OPEC Heayweights Back Production Cut

Saudi Arabia, the leading oil-producing nation, wants the Organization of Petroleum Exporting Countries to cut oil production by 1 million barrels per day in April. Fears of an oversupplied market, seasonal drop in demand, and US stock-building have motivated Saudi Arabia's position. Venezuela, Algeria, Libya and other members of OPEC also support the production cut. Kuwait, however, wants to delay the cut and Iraq suggests that OPEC reconvene in May to assess the effect, if any, the cut will have had on the market. Non-OPEC member Mexico, though asked by Saudia Arabia to support the cut, will wait to see what OPEC does. Mexico is a key oil provider for the US and typically competes with Saudi Arabia. The Bush administration, fearing high oil prices might become a campaign issue, has pressed OPEC countries to keep supplies flowing. OPEC may reconsider the production cut if prices remain high, perhaps above $30 per barrel. Hedge funds, anticipating a drop in prices, have moved out of long positions. –YaleGlobal

OPEC Heayweights Back Production Cut

Carola Hoyos
Tuesday, March 30, 2004

Leading oil producer Saudi Arabia and Venezuela, another heavyweight in the Organisation of Petroleum Exporting Countries, lined up on Tuesday to support the implementation of 1m barrels per day of production cuts in April.

Their oil ministers were joined by peers from Algeria and Libya, suggesting the weight of opinion is behind the surprise cut agreed in February due to fears that seasonal demand falls, combined with US stockbuilding, could create a price collapse in the second quarter.

Kuwait believes the cut should be delayed. Although prices are currently at nominal levels not seen for a decade, the weakness of the dollar in which oil is priced means oil producer treasuries are reaping only part of the benefit.

An Iraqi proposal that Opec ministers should reconvene in May to assess the market might provide room for a compromise, with the cut going ahead but being re-evaluated after only a few weeks.

Saudi Arabia confirmed on Tuesday that it would push the Organisation of Petroleum Exporting Countries to cut output despite some members' opposition and high oil prices.

Ali Naimi, Saudia Arabia's energy minister, late on Monday told Felipe Calderón, his Mexican counterpart, that the market looked over-supplied and that the kingdom feared a serious price drop in the coming months if the oil cartel did not act immediately, people close to the meeting said.
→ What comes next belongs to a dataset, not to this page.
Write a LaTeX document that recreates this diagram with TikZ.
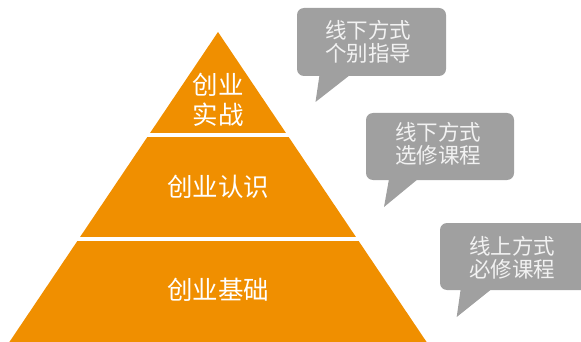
\documentclass[tikz,border=0pt]{standalone}
\usepackage{fontspec}
\newfontfamily\cjk{Noto Sans CJK SC}
\definecolor{pyr}{RGB}{240,143,0}
\definecolor{bub}{RGB}{160,160,160}
\definecolor{btxt}{RGB}{242,242,242}
\begin{document}
\begin{tikzpicture}[x=1pt,y=-1pt,
  level/.style={text=white,font=\cjk\fontsize{25.5}{30}\selectfont,align=center,inner sep=0pt},
  bubtext/.style={text=btxt,font=\cjk\fontsize{21.5}{23.5}\selectfont,align=center,inner sep=0pt},
  bubble/.style={fill=bub,rounded corners=7pt,inner sep=0pt},
  tail/.style={fill=bub}]
\useasboundingbox (0,0) rectangle (581,342);
\clip (0,0) rectangle (581,342);
% pyramid
\coordinate (apex) at (218,32);
\coordinate (bl) at (9.4,342);
\coordinate (br) at (426.6,342);
\fill[pyr] (apex) -- (bl) -- (br) -- cycle;
\fill[white] (0,133) rectangle (581,137.5);
\fill[white] (0,236.5) rectangle (581,241);
\node[level] (top) at (218,100) {创业\\实战};
\node[level] (mid) at (218,187) {创业认识};
\node[level] (base) at (218,290) {创业基础};
% bubble 1
\fill[bubble] (297,8) rectangle (446,76);
\fill[tail] (319.5,75) -- (315.5,102) -- (350,75) -- cycle;
\node[bubtext] (t1) at (368,42) {线下方式\\个别指导};
% bubble 2
\fill[bubble] (366,113) rectangle (514,180);
\fill[tail] (389,179) -- (384,207) -- (418,179) -- cycle;
\node[bubtext] (t2) at (438,144) {线下方式\\选修课程};
% bubble 3
\fill[bubble] (440,223) rectangle (590,290);
\fill[tail] (460.7,289) -- (456.7,317) -- (491.7,289) -- cycle;
\node[bubtext] (t3) at (512,258) {线上方式\\必修课程};
\end{tikzpicture}
\end{document}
People present at the meeting said that they interpreted Mr Naimi's position as being opposed to the idea of postponing the 1m barrel a day reduction in Opec's quota decided in Algiers last month. But Opec on Tuesday will negotiate the details of its decision and a final announcement is expected on Wednesday.
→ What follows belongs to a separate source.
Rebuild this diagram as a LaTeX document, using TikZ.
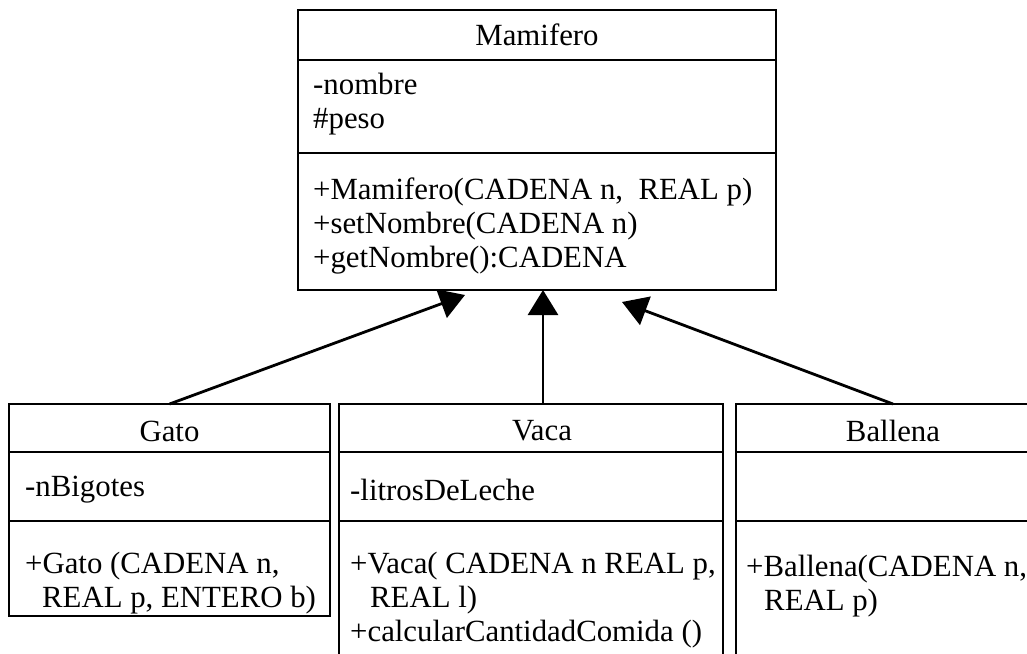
\documentclass[tikz,border=0pt]{standalone}
\usepackage{fontspec}
\setmainfont{Liberation Serif}
\usetikzlibrary{arrows.meta}

\tikzset{
	classbox/.style={draw=black, line width=1.5pt, anchor=north west, inner sep=0pt, outer sep=0pt},
	divider/.style={black, line width=1.5pt},
	classname/.style={inner sep=0pt, font=\fontsize{30.8}{34}\selectfont},
	member/.style={anchor=west, align=left, inner sep=0pt, font=\fontsize{30.8}{34}\selectfont},
	inherit/.style={black, line width=2.8pt, -{Triangle[length=25pt, width=30pt]}}
}

\begin{document}
\begin{tikzpicture}[x=1pt, y=-1pt]
		\clip (0,0) rectangle (1027,653);

		% superclass
		\node[classbox, minimum width=478pt, minimum height=280pt] (mamifero) at (298,10) {};
		\draw[divider] (298,60) -- (776,60);
		\draw[divider] (298,153) -- (776,153);
		\node[classname] (mamiferoname) at (537,35) {Mamifero};
		\node[member] (mamiferoattr) at (313,104) {-nombre\\\#peso};
		\node[member] (mamiferoops) at (313,226) {+Mamifero(CADENA n,\ \ REAL p)\\+setNombre(CADENA n)\\+getNombre():CADENA};

		% subclasses
		\node[classbox, minimum width=321pt, minimum height=212pt] (gato) at (9,404) {};
		\draw[divider] (9,452) -- (330,452);
		\draw[divider] (9,521) -- (330,521);
		\node[classname] (gatoname) at (169.5,431) {Gato};
		\node[member] (gatoattr) at (25,490) {-nBigotes};
		\node[member] (gatoops) at (25,583) {+Gato (CADENA n,\\\hspace*{17pt}REAL p, ENTERO b)};

		\node[classbox, minimum width=384pt, minimum height=290pt] (vaca) at (339,404) {};
		\draw[divider] (339,452) -- (723,452);
		\draw[divider] (339,521) -- (723,521);
		\node[classname] (vacaname) at (542,431) {Vaca};
		\node[member] (vacaattr) at (350,490) {-litrosDeLeche};
		\node[member] (vacaops) at (350,600) {+Vaca( CADENA n REAL p,\\\hspace*{20pt}REAL l)\\+calcularCantidadComida ()};

		\node[classbox, minimum width=314pt, minimum height=290pt] (ballena) at (736,404) {};
		\draw[divider] (736,452) -- (1050,452);
		\draw[divider] (736,521) -- (1050,521);
		\node[classname] (ballenaname) at (893,431) {Ballena};
		\node[member] (ballenaops) at (746,586) {+Ballena(CADENA n,\\\hspace*{18pt}REAL p)};

		% inheritance
		\coordinate (tipgato) at (465,295);
		\coordinate (tipvaca) at (543,290);
		\coordinate (tipballena) at (622,302);
		\draw[inherit] (gato.north) -- (tipgato);
		\draw[inherit] (tipvaca |- vaca.north) -- (tipvaca);
		\draw[inherit] (ballena.north) -- (tipballena);
	\end{tikzpicture}
\end{document}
Hedge funds have already begun to liquidate their long positions.

Mr Naimi said that oil prices had fallen and that oil inventories in the US had risen since the meeting in Algiers.

Saudi Arabia is by far Opec's most influential member and its position is likely to be unwelcome in Washington. Fearing that high petrol prices this summer could become a political liability ahead of the presidential elections in November, the administration of President George W. Bush has begun pressing producing countries not to reduce supplies.

Also at the meeting, Saudi Arabia asked Mexico to co-operate with Opec but Mexico said it wanted Opec to act first.

"Mexico's position is they [Opec] have said a lot, but implemented little," said a person with knowledge of the meeting.

He added that Mexico, which is not a member of Opec, had co-operated with Opec in the past five years, though not on the last two occasions the cartel said it would cut output.

Mexico's involvement is important to Saudi Arabia and Venezuela. Both compete with it to supply oil to the US, the world's largest consumer, and do not want to lose market share.

Saudi Arabia and other Opec members fear a drop in demand for heating oil in the west as spring progresses.

Saudi Arabia, the world's biggest exporter, is trying to keep inventories held by companies in consuming countries as low as possible.

It is a policy that in the past year has narrowed the gap between supply and demand, strengthening Opec's grip on the market.

Angola, Oman and Norway, other key suppliers that have in the past co-operated with Opec, are also unlikely to heed the cartel's call to cut supplies this time.

At its February meeting, in Algiers, Opec, which supplies about 38 per cent of the world's oil, decided to reduce its quota output by 1m barrels a day, to 23.5m b/d as of April 1, but said it could reconsider the issue at tomorrow's meeting if prices stayed high.

The cartel also promised said it would to cut 1.5m b/d of oil it was supplying above its quota, but did not fully deliver as prices remained well above $30.

Brent futures were slow to react on Tuesday, but by mid morning were up 21 cents to $31.95 a barrel, while Nymex crude was up 35 cents in pre-market electronic trade to $35.80 a barrel.